[DIRECTIVE] Scan the listing below and copy every line holding "matches".

[ENTRIES]
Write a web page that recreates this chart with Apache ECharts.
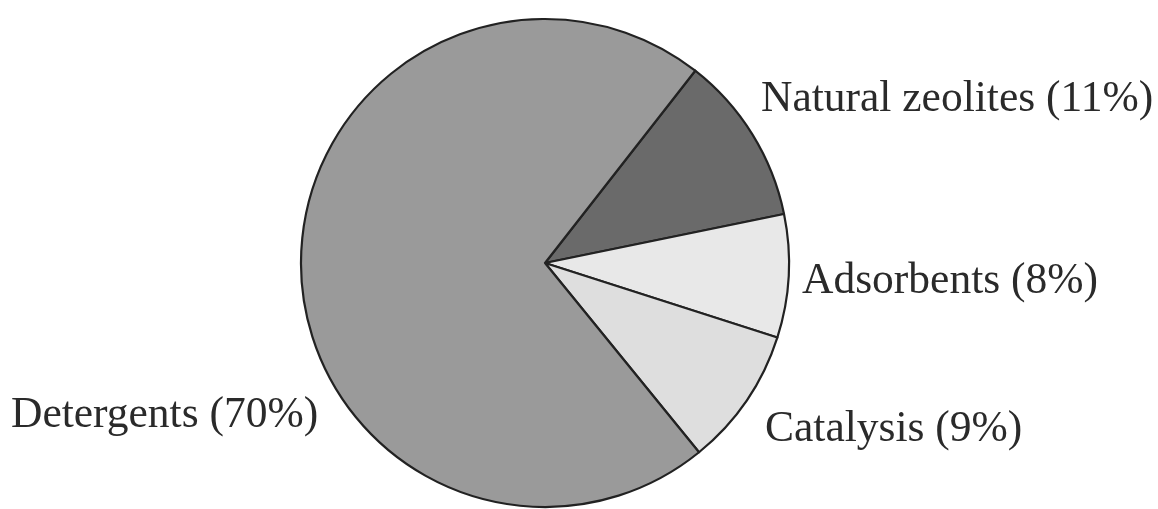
<!DOCTYPE html>
<html>
<head>
<meta charset="utf-8">
<title>Zeolite uses</title>
<script src="https://cdn.jsdelivr.net/npm/echarts@6/dist/echarts.min.js"></script>
<style>
  html, body { margin: 0; padding: 0; background: #ffffff; }
  #chart { width: 1158px; height: 509px; }
</style>
</head>
<body>
<div id="chart"></div>
<script>
// Uses of zeolites, share of total (%)
const categories = ['Natural zeolites', 'Adsorbents', 'Catalysis', 'Detergents'];
const shares = [11, 8, 9, 70];

// Slice fills, in the same order as the categories
const sliceColors = ['#6a6a6a', '#e8e8e8', '#dedede', '#9a9a9a'];

// Where each label sits (left edge, vertical middle)
const labelSpots = [
  { x: 761, y: 100 },
  { x: 802, y: 282 },
  { x: 765, y: 430 },
  { x: 11, y: 416 }
];

const chart = echarts.init(document.getElementById('chart'), null, { renderer: 'canvas' });

chart.setOption({
  animation: false,
  backgroundColor: '#ffffff',
  series: [{
    type: 'pie',
    center: [545, 263],
    radius: 244,
    startAngle: 52,
    clockwise: true,
    avoidLabelOverlap: false,
    silent: true,
    data: categories.map((name, i) => ({
      name: name,
      value: shares[i],
      itemStyle: { color: sliceColors[i] }
    })),
    itemStyle: {
      borderColor: '#222222',
      borderWidth: 2.2
    },
    label: {
      show: true,
      position: 'outside',
      formatter: '{b} ({c}%)',
      fontFamily: '"Liberation Serif", "DejaVu Serif", serif',
      fontSize: 43.5,
      color: '#2a2a2a'
    },
    labelLine: { show: false },
    labelLayout: function (params) {
      const spot = labelSpots[params.dataIndex];
      return {
        x: spot.x,
        y: spot.y,
        align: 'left',
        verticalAlign: 'middle'
      };
    }
  }]
});
</script>
</body>
</html>
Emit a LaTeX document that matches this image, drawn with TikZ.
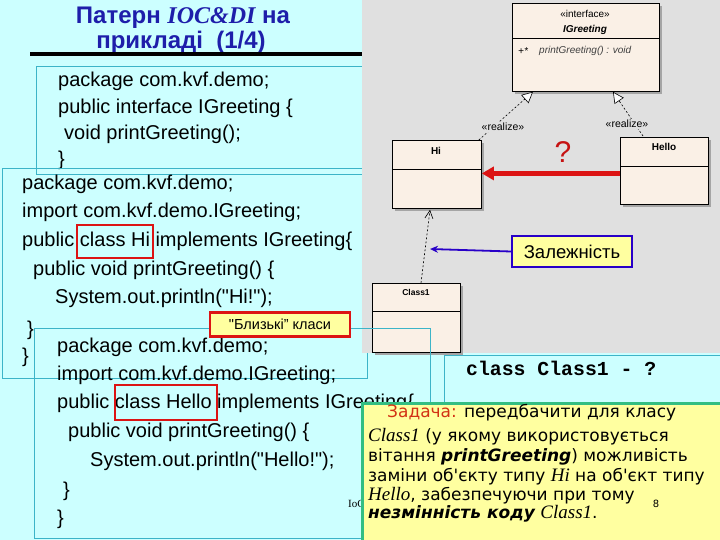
\documentclass[tikz,border=0pt]{standalone}
\usepackage{fontspec}
\setmainfont{Liberation Sans}[Ligatures=TeXOff]
\newfontfamily\serifit{Liberation Serif}[Ligatures=TeXOff]
\newfontfamily\dvs{DejaVu Sans}[Ligatures=TeXOff]
\newfontfamily\mono{Liberation Mono}[Ligatures=TeXOff]
\usetikzlibrary{arrows.meta,calc}
\definecolor{bgcyan}{RGB}{204,255,255}
\definecolor{umlgray}{RGB}{224,224,224}
\definecolor{boxcyan}{RGB}{60,180,200}
\definecolor{linen}{RGB}{250,240,230}
\definecolor{shadowgray}{RGB}{165,165,165}
\definecolor{titleblue}{RGB}{30,30,170}
\definecolor{noteyellow}{RGB}{255,255,160}
\definecolor{hlred}{RGB}{220,20,20}
\definecolor{taskgreen}{RGB}{50,190,130}
\definecolor{taskred}{RGB}{210,50,20}
\definecolor{depblue}{RGB}{40,0,200}
\tikzset{
  code/.style={anchor=base west, inner sep=0pt, font=\fontsize{20}{24}\selectfont},
  codebox/.style={draw=boxcyan, line width=0.8pt},
  umlbox/.style={draw=black, line width=0.8pt, fill=linen, anchor=north west, inner sep=0pt},
  umltxt/.style={inner sep=0pt, font=\fontsize{10}{12}\selectfont},
  realize/.style={draw=black, line width=0.6pt, dash pattern=on 2pt off 2pt, -{Triangle[open, fill=white, length=11pt, width=11pt, line width=0.6pt]}},
  reallabel/.style={fill=umlgray, inner sep=1pt, font=\fontsize{10.5}{12}\selectfont},
  hlbox/.style={draw=hlred, line width=2.2pt},
  task/.style={anchor=base west, inner sep=0pt, font=\dvs\fontsize{17}{19}\selectfont},
  ttl/.style={titleblue, inner sep=0pt, anchor=base, font=\fontsize{24}{26}\bfseries},
}
\begin{document}
\begin{tikzpicture}[x=1pt,y=-1pt]
\useasboundingbox (0,0) rectangle (720,540);
\fill[bgcyan] (0,0) rectangle (720,540);

% title
\node[ttl] (t1) at (183,24) {Патерн {\serifit\itshape IOC\&DI} на};
\node[ttl] (t2) at (181,48.5) {прикладі~~(1/4)};
\draw[line width=3.5pt] (30,54) -- (362,54);

% code box 1 (interface)
\draw[codebox] (362,66) -- (36,66) -- (36,174) -- (362,174);
\node[code] (a1) at (58,87) {package com.kvf.demo;};
\node[code] (a2) at (58,114) {public interface IGreeting \{};
\node[code] (a3) at (64,140) {void printGreeting();};
\node[code] (a4) at (58,166) {\}};

% code box 2 (Hi)
\draw[codebox] (362,168) -- (2,168) -- (2,378) -- (367,378) -- (367,353);
\node[code] (b1) at (22,190) {package com.kvf.demo;};
\node[code] (b2) at (22,218) {import com.kvf.demo.IGreeting;};
\node[code] (b3) at (22,247) {public class Hi implements IGreeting\{};
\node[code] (b4) at (33,275) {public void printGreeting() \{};
\node[code] (b5) at (55,303) {System.out.println("Hi!");};
\node[code] (b6) at (27,335) {\}};
\node[code] (b7) at (22,362) {\}};
\draw[hlbox] (77,225) rectangle (153,258);

% UML area
\fill[umlgray] (362,0) rectangle (720,353);
% shadows
\fill[shadowgray] (515,6) rectangle (662,94);
\fill[shadowgray] (395,143) rectangle (484,211);
\fill[shadowgray] (623,140) rectangle (711,207);
\fill[shadowgray] (375,286) rectangle (463,355);
\node[umlbox, minimum width=147pt, minimum height=88pt] (ig) at (512,3) {};
\draw[line width=0.8pt] (512,38) -- (659,38);
\node[umltxt] (igs) at (585,14) {«interface»};
\node[umltxt, font=\fontsize{10}{12}\bfseries\itshape] (ign) at (585,30) {IGreeting};
\node[umltxt, anchor=west, font=\fontsize{10}{12}\itshape] (igp) at (518,51) {+*};
\node[umltxt, anchor=west, font=\fontsize{10}{12}\itshape, text=black!75] (igm) at (539,51) {printGreeting() : void};

\node[umlbox, minimum width=89pt, minimum height=68pt] (hi) at (392,140) {};
\draw[line width=0.8pt] (392,169) -- (481,169);
\node[umltxt, font=\fontsize{10}{12}\bfseries] (hin) at (436,151) {Hi};

\node[umlbox, minimum width=88pt, minimum height=67pt] (hello) at (620,137) {};
\draw[line width=0.8pt] (620,166) -- (708,166);
\node[umltxt, font=\fontsize{10}{12}\bfseries] (hellon) at (664,147) {Hello};

\node[umlbox, minimum width=88pt, minimum height=69pt] (c1) at (372,283) {};
\draw[line width=0.8pt] (372,311) -- (460,311);
\node[umltxt, font=\fontsize{8.5}{10}\bfseries] (c1n) at (416,292) {Class1};

% realize connectors
\draw[realize] ($(hi.north east)+(-3,0)$) -- ($(ig.south west)+(21,0)$);
\node[reallabel] (r1) at (503,127) {«realize»};
\draw[realize] ($(hello.north west)+(23,-1)$) -- ($(ig.south west)+(101,0)$);
\node[reallabel] (r2) at (627,124) {«realize»};
% dependency
\draw[line width=0.6pt, dash pattern=on 2pt off 2pt, -{Straight Barb[length=8pt, width=8pt, line width=0.6pt]}] ($(c1.north west)+(49,0)$) -- ($(hi.south west)+(38,1)$);
% red arrow
\draw[hlred, line width=4.5pt, -{Triangle[length=12pt, width=13pt]}] ($(hello.west)+(0,2.5)$) -- ($(hi.east)+(0,-1)$);
\node[text=hlred!90!black, font=\fontsize{30}{34}\selectfont] (q) at (563,152) {?};

% Zalezhnist
\node[draw=depblue, fill=noteyellow, line width=1.8pt, minimum width=120pt, minimum height=31pt, inner sep=0pt, font=\fontsize{18.5}{22}\selectfont] (zal) at (572,251.5) {Залежність};
\coordinate (dep) at (430,249);
\draw[depblue, line width=1.8pt, -{Stealth[length=8pt, width=7pt]}] (zal.west) -- (dep);

% code box 3 (Hello)
\draw[codebox] (34,328) rectangle (430,538);
\node[code] (c1l) at (57,352) {package com.kvf.demo;};
\node[code] (c2l) at (57,380) {import com.kvf.demo.IGreeting;};
\node[code] (c3l) at (57,408) {public class Hello implements IGreeting\{};
\node[code] (c4l) at (68,437) {public void printGreeting() \{};
\node[code] (c5l) at (90,466) {System.out.println("Hello!");};
\node[code] (c6l) at (63,496) {\}};
\node[code] (c7l) at (57,524) {\}};
\draw[hlbox] (115,385) rectangle (217,420);

% close classes note
\node[draw=hlred, fill=noteyellow, line width=2.5pt, minimum width=140pt, minimum height=24pt, inner sep=0pt, font=\fontsize{14.5}{17}\selectfont] (close) at (280,324.5) {"Близькі” класи};

% class Class1 box
\draw[codebox] (444,402) -- (444,355) -- (720,355);
\node[anchor=base west, inner sep=0pt, font=\mono\bfseries\fontsize{19.8}{22}\selectfont] (cc) at (466,375) {class Class1 - ?};

% footer
\node[anchor=base west, inner sep=0pt, font=\serifit\fontsize{11}{13}\selectfont] (foot) at (348,507) {IoC};

% task box
\node[draw=taskgreen, fill=noteyellow, line width=3pt, anchor=north west, minimum width=362pt, minimum height=140pt, inner sep=0pt] (tb) at (361,402) {};
\node[task] (k1) at (387,417) {\textcolor{taskred}{Задача:} передбачити для класу};
\node[task] (k2) at (368,441) {{\serifit\itshape\fontsize{19}{19}\selectfont Class1} (у якому використовується};
\node[task] (k3) at (368,461) {вітання {\bfseries\itshape printGreeting}) можливість};
\node[task] (k4) at (368,481) {заміни об'єкту типу {\serifit\itshape\fontsize{19}{19}\selectfont Hi} на об'єкт типу};
\node[task] (k5) at (368,500) {{\serifit\itshape\fontsize{19}{19}\selectfont Hello}, забезпечуючи при тому};
\node[task] (k6) at (368,518) {{\bfseries\itshape незмінність коду} {\serifit\itshape\fontsize{19}{19}\selectfont Class1}.};
\node[anchor=base, inner sep=0pt, font=\dvs\fontsize{10}{12}\selectfont] (pg) at (656,507) {8};
\end{tikzpicture}
\end{document}
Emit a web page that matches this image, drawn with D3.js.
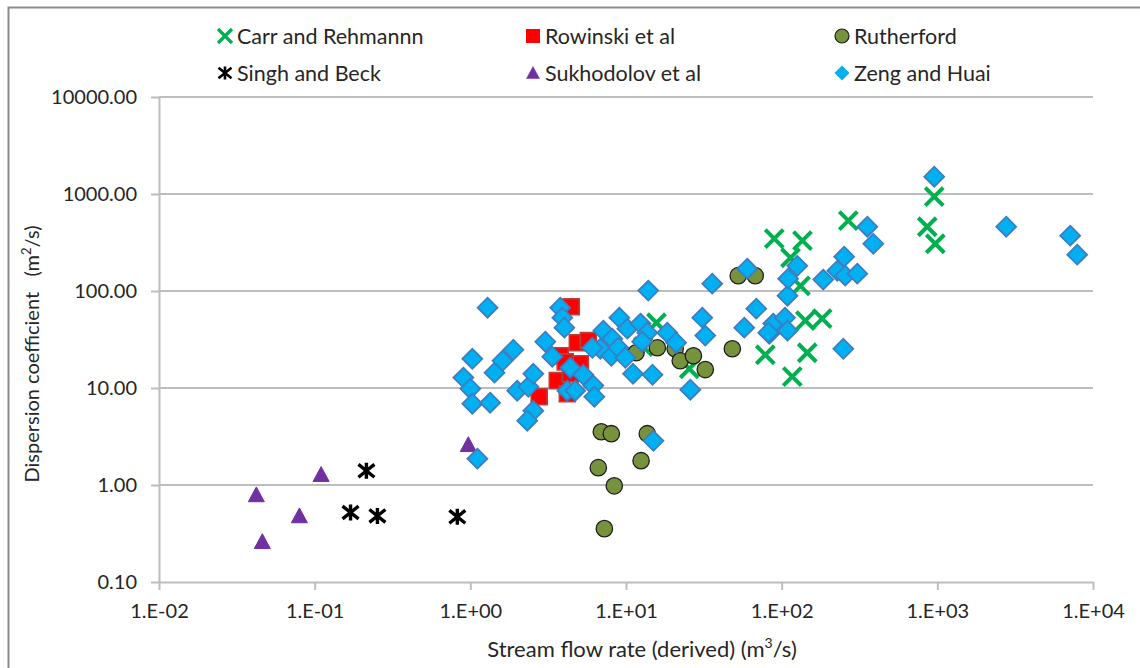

[THE SOLUTION]
Emit a LaTeX document that matches this image, drawn with TikZ.
Emit a web page that matches this image, drawn with D3.js.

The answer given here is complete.